Most people with this sleep disorder have obstructive apnea, where the person stops breathing for a moment during sleep due to blockage in his or her throat. The sufferers usually resume breathing within a few seconds, but periods of as long as sixty seconds are not uncommon in serious cases. The basic cause is the relaxation of the muscles in the back of the throat, which close off the airway. As the body senses the lack of oxygen, the sleeper automatically wakes up, and the throat muscles are activated to open the airway, allowing breathing to resume but thereby interrupting sleep.
Obstructive sleep apnea occurs most commonly in men, and is generally exacerbated if they are overweight or obese.
Another, rather rare form is central nervous sleep apnea, where a problem in the nervous system interrupts breathing.

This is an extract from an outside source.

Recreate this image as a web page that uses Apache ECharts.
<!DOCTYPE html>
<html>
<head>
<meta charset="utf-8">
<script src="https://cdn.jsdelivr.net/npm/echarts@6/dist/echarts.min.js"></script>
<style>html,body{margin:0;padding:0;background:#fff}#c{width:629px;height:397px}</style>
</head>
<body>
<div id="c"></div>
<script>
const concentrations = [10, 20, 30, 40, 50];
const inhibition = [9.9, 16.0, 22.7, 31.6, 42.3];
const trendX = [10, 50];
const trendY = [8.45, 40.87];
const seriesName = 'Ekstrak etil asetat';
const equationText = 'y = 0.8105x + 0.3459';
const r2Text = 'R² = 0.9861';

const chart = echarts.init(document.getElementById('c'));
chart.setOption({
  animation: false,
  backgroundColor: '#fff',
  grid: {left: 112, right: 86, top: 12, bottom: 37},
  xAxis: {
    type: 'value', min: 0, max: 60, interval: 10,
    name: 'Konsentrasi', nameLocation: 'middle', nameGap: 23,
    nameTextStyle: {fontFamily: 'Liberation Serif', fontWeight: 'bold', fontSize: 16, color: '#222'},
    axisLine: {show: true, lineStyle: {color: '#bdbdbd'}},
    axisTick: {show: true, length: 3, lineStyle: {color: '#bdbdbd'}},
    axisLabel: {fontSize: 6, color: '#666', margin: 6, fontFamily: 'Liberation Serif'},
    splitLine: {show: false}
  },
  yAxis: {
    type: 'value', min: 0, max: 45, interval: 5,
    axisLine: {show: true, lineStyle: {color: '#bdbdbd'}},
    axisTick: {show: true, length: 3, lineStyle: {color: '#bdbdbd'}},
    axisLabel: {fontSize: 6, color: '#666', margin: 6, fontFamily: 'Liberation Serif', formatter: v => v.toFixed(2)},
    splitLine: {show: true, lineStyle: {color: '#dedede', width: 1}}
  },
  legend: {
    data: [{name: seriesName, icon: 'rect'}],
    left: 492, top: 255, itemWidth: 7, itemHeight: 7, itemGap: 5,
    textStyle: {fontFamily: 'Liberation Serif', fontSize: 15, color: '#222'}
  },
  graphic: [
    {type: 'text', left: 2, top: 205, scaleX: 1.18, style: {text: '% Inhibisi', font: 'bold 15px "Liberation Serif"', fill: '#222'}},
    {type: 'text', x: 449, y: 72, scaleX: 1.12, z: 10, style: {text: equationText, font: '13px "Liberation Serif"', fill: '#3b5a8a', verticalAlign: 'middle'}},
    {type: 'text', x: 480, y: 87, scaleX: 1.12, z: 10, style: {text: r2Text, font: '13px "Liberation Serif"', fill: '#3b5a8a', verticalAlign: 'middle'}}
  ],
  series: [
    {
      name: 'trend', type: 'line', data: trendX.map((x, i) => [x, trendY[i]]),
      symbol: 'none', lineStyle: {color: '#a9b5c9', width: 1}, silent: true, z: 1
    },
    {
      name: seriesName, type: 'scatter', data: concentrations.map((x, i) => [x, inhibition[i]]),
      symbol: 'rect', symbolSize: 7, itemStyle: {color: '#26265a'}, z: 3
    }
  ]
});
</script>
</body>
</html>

Such apnea can occur repeatedly during sleep. Frequent apnea reduces the oxygen supply to the brain. It also produces the results of sleep deprivation, including drowsiness, fatigue, memory loss, and short attention span, during waking hours, and even the problem of falling asleep unexpectedly at any moment, similar to narcolepsy. Serious apnea may cause brain damage, heart trouble or death.
In the past, the only way to diagnose the condition was to send the patient to a hospital to be observed with a camera and other equipment while he or she slept. With advances in portable electronics, patients are now sent home with a small electronic device that is strapped to a fingertip to measure the oxygen content of the blood. The procedure is called oximetry. It is non-intrusive because only the color of the finger need to be monitored. If the device records obvious drops in oxygen supply in the patient's blood during the course of the sleep, it gives good indications of how serious the problem is.

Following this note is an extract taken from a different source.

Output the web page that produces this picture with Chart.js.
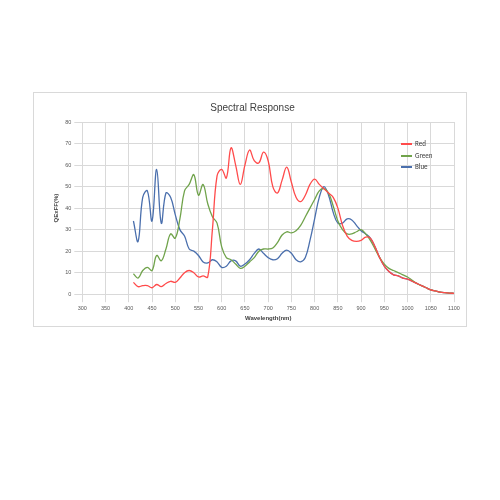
<!DOCTYPE html>
<html><head><meta charset="utf-8">
<script src="https://cdn.jsdelivr.net/npm/chart.js@4/dist/chart.umd.min.js"></script>
<style>
body{margin:0;background:#fff;font-family:Calibri,"Liberation Sans",Arial,sans-serif}
#box{position:absolute;left:33px;top:92px;width:432px;height:233px;border:1px solid #d9d9d9;background:#fff}
#legend{position:absolute;left:367px;top:45px;font-size:7px;color:#404040;line-height:11.5px}
#legend span{display:inline-block;width:11px;height:2px;vertical-align:middle;margin-right:3px}
</style></head><body>
<div id="box"><canvas id="c" width="432" height="233"></canvas>
<div id="legend"><div><span style="background:#ff4b4b"></span>Red</div><div><span style="background:#70a34b"></span>Green</div><div><span style="background:#4a6fad"></span>Blue</div></div></div>
<script>
const wavelengths=[];for(let w=410;w<=1100;w+=10)wavelengths.push(w);
const red=[5.5,3.5,4,4,3,4.5,3.5,5,6,5.5,7.5,10,11,10,8,8.5,8,30,55,58,54,68,60,51,60,67,62,61,66,62,50,47,53,59,52,45,43,46,51,53.5,51,49,47,45,40,32,27,25,24.5,25,26.5,26,22,17,13,10.5,9,8.5,7.5,7,6,5,4,3,2,1.5,1,0.7,0.5,0.4];
const green=[9.5,7.5,11,12.5,11,18,15.5,21,28,26,35,48,51,55.5,46,51,42,36,33,22,17,16,14,12,13,15,17,20,21,21,21.5,24,27.5,29,28.5,29.5,32,36,40,44,48,49,47,41,34,30,28,28,29,30,28,25,21,17,14,12,11,10,9,8,6.5,5,4,3,2,1.5,1,0.7,0.5,0.4];
const blue=[34,24.5,45,48,34,58,33,47,45,37,30,27,21,20,18,15,14.5,16,15,12.5,13,15.5,15.5,13,14,16,19,21,19,17,16,16.5,19,20.5,19,16,15,17,25,35,45,50,46,38,33,33,35,34.5,32,29.5,28,26,22,17,13,10.5,9,8.5,7.5,7,6,5,4,3,2,1.5,1,0.7,0.5,0.4];
const mk=(d)=>d.map((v,i)=>({x:wavelengths[i],y:v}));
const ds=(l,d,c)=>({label:l,data:mk(d),borderColor:c,borderWidth:1.3,pointRadius:0,tension:0.4,fill:false});
new Chart(document.getElementById('c'),{type:'line',
data:{datasets:[ds('Red',red,'#ff4b4b'),ds('Green',green,'#70a34b'),ds('Blue',blue,'#4a6fad')]},
options:{responsive:false,animation:false,
layout:{padding:{left:17,right:12,top:7,bottom:4}},
plugins:{legend:{display:false},title:{display:true,text:'Spectral Response',color:'#404040',font:{size:10,weight:'normal',family:'Liberation Sans'},padding:{top:2,bottom:8}}},
scales:{x:{type:'linear',min:300,max:1100,ticks:{stepSize:50,color:'#595959',font:{size:5.5},callback:v=>String(v)},grid:{color:'#d9d9d9'},border:{color:'#d9d9d9'},title:{display:true,text:'Wavelength(nm)',color:'#404040',font:{size:6,weight:'bold'},padding:0}},
y:{min:0,max:80,ticks:{stepSize:10,color:'#595959',font:{size:5.5}},grid:{color:'#d9d9d9'},border:{color:'#d9d9d9'},title:{display:true,text:'QExFF(%)',color:'#404040',font:{size:6,weight:'bold'},padding:2}}}}});
</script></body></html>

The primary form of treatment for obstructive apnea is the use of a breathing machine which pumps a controlled stream of air through a face mask, forcing air to open the relaxed muscles. This allows uninterrupted sleep to take place. The most common is the continuous positive airway pressure ("CPAP") machine, which delivers a low level constant air pressure to the nose and sometimes the mouth. Other variations can deliver varied levels of pressure by monitoring breathing patterns. While the thought of using a face mask can make some sufferers hesitant to try the treatment, many if not most find that the initial difficulty of acclimatizing to the machine is quickly surpassed by the return of the benefits of deep sleep.
Surgery is sometimes used to treat less severe cases; this surgery involves removal of portions of the soft palate, the back of the tongue, or both. Recently a new treatment is developed in which a probe is inserted into the nasal cavity to irradiate the soft tissues with radio wave. The airway is expected to open up after the swelling subsides. The procedure is too new to show any long term side effect though it is believed that the radio wave is harmless to the patient.